Co-published by the Aspen Institute Mexico and the National Autonomous University of Mexico (UNAM), the work synthesizes the most recent findings and approaches of the research project.
De Anda Alaniz explains that the text includes the participation of renowned academics and scientists who investigate the Maya area, whose essays are written in a language suitable for the general public and specialized readers.
The book has an introduction written by the permanent representative of Mexico to the United Nations, Juan Ramón de la Fuente Ramírez; a prologue by the executive director of the Aspen Institute Mexico, Enrique Berruga Filloy, and a presentation by archaeologist Pedro Francisco Sánchez Nava (1951-2022), who was national coordinator of Archaeology at INAH.
Beyond the myth
According to Guillermo de Anda Alaniz, each of the nine chapters that make up the book stands out for its innovative character, either because it presents the results of recent findings or questions previous notions of Maya studies.

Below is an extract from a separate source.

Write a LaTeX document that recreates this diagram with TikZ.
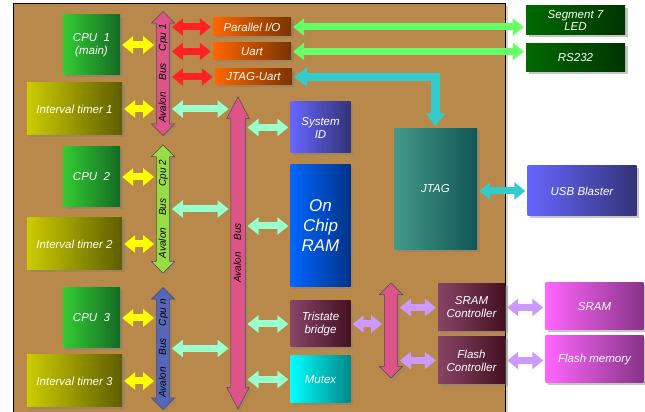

An example are the chapters “Reconsiderations of the sexual connotation of caves: the political implications of the sexual motif,” written by University of California scholar James Brady, and “Have we learned nothing since Seler? A critical rethinking of the meaning of the bat in Classic Maya iconography”, also authored by Brady together with epigrapher Jeremy Coltman, from the same university.
A chapter is dedicated to the new hypotheses related to Cenote Holtún, located in the Archaeological Zone of Chichén Itzá, which, according to specialists’ proposals, would have functioned in pre-Hispanic times as an astronomical-solar observatory.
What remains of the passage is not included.